To find the lightest-weight edge that connects two components, we find the index i that minimizes dist[i]. Then we look at its adjacencies, for some other node j such that A[i][j] == dist[i], and representative[j] == true.

The code looks like this:

weighted_edge lightest_edge(const adjacency_matrix& A,
                            const vcost& dist,
                            const vbool& representative) {
  int idx = 0, n = dist.size();
  while (!representative[idx]) ++idx;
  for (int i = idx + 1; i < n; ++i) {
    if (!representative[i]) continue;
    if (dist[i] < dist[idx]) idx = i;
  }
  cost weight = dist[idx];
  int target = 0;
  for (int i = 0; i < n; ++i) {
    if (!representative[i]) continue;
    if (A[idx][i] == weight) {
      target = i;
      break;
    }
  }

  return weighted_edge(weight, edge(idx, target));
}

Fairly straightforward.

Edge contraction

Now to contract an edge \((u, v)\), we arbitrarily pick one of the two (\(v\) in this implementation) to be no longer a representative of the new single connected component.

We are thus no longer interested in the adjacencies of \(v\), but now that we are fusing two components \(c_1\) (\(u\)’s component) and \(c_2\) (\(v\)’s component), we may now find shorter edges to some other component \(c_j\), because \(c_1\) can now use edges that were incident to \(c_2\), since \(c_2\) now forms part of \(c_1\).

To put it another way, if \(i\) is any representative of some other component than \(u\), then A[i][u] = A[u][i] = min(A[u][i], A[v][i]), because we can now get from this new component to \(i\)’s component via the edge that existed in \(v\)’s old component (since that edge now belongs to \(u\)’s component).

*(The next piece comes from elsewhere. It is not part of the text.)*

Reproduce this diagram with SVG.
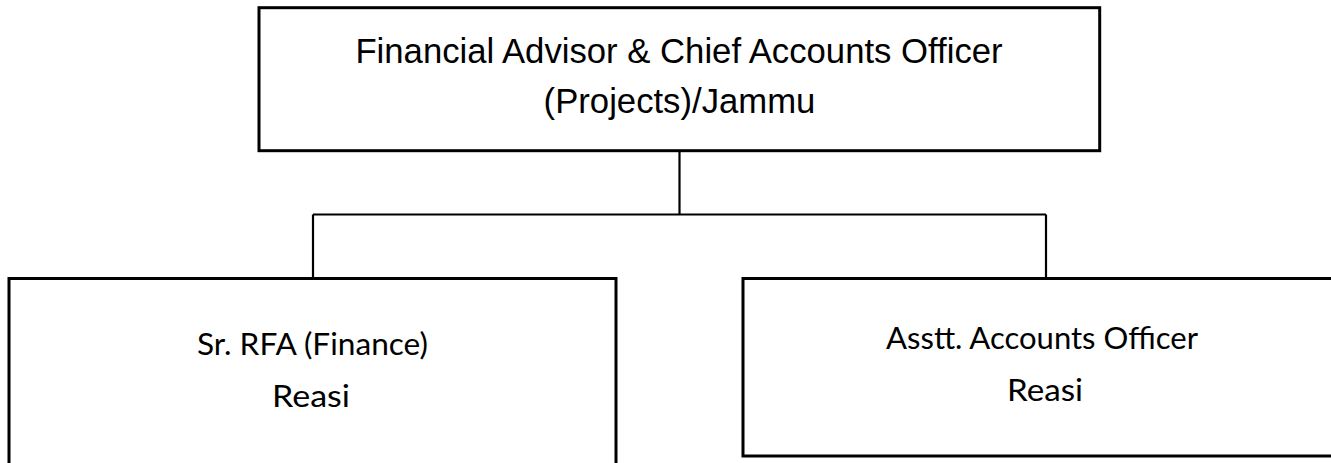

We also update dist to always mean the weight of the lightest edge crossing partitions that is incident to a given node.

void contract(const weighted_edge& e,
              adjacency_matrix& A,
              vcost& dist,
              vbool& representative) {
  int n = dist.size(),
      u = e.second.first,
      v = e.second.second;
  representative[v] = false;
  dist[u] = INFINITY;
  for (int i = 0; i < n; ++i) {
    if (!representative[i]) continue;
    if (i == u) continue;
    A[i][u] = A[u][i] = min(A[u][i], A[v][i]);
    dist[u] = min(dist[u], A[u][i]);
  }
}

This completes the implementation.

As a note, a little bookkeeping lets us actually find the edges involved in the tree, not just their weights. It’s just a matter of remembering which edges we preferred to cross partitions when we contracted an edge and joined them. The source for that can be found here.

Benchmarks

For these benchmarks, I created test cases with a number of nodes \(n\) ranging from \(1000\) to \(10000\), in \(1000\) increments. Using the Erdős-Renyi model with a \(p = 0.99\), I created relatively dense graphs of that number of nodes, with weights distributed uniformly in \([1, 100] \subset \mathbb{N}\).

I then tested three implementations of MST algorithms: The usual (sparse) Kruskal’s algorithm, this dense version, and the classical algorithm for dense graphs, Prim’s algorithm. The runtimes, in milliseconds, were plotted against each other. Prim and dense Kruskal are plotted against the left \(y\) axis, sparse Kruskal (due to the different time scale) is plotted against the right \(y\) axis, and they are both in milliseconds. The \(x\) axis is the number of nodes.

Benchmarks on dense graphs between sparse and dense versions of Kruskal’s algorithm, and Prim’s algorithm.

The relevant soure code:

What we see is that, while this dense version of Kruskal’s algorithm doesn’t beat a dense version of Prim’s algorithm, because the constants are lower for Prim, owing to its simplicity of code, it performs much better than a sparse version of Kruskal’s algorithm. For a dense graph with \(n = 10000\) nodes, it runs around \(50\) times faster than the usual sparse version.

As a bonus, here’s a plot of a space-time tradeoff for the dense version, where we make dist[i] keeps both the weight of the lightest edge incident to i, and the other endpoint of that edge. This increases the space usage, but we don’t do that second loop in contract_edge. The source code is here. The runtime plot is shown here:

Benchmarks of the space-time tradeoff, labelled Kruskal 2

I’ve likely missed some performance optimizations in all the codes I’ve written, but I doubt the difference they make changes the conclusions. Certainly the asymptotics alone are already interesting, I think.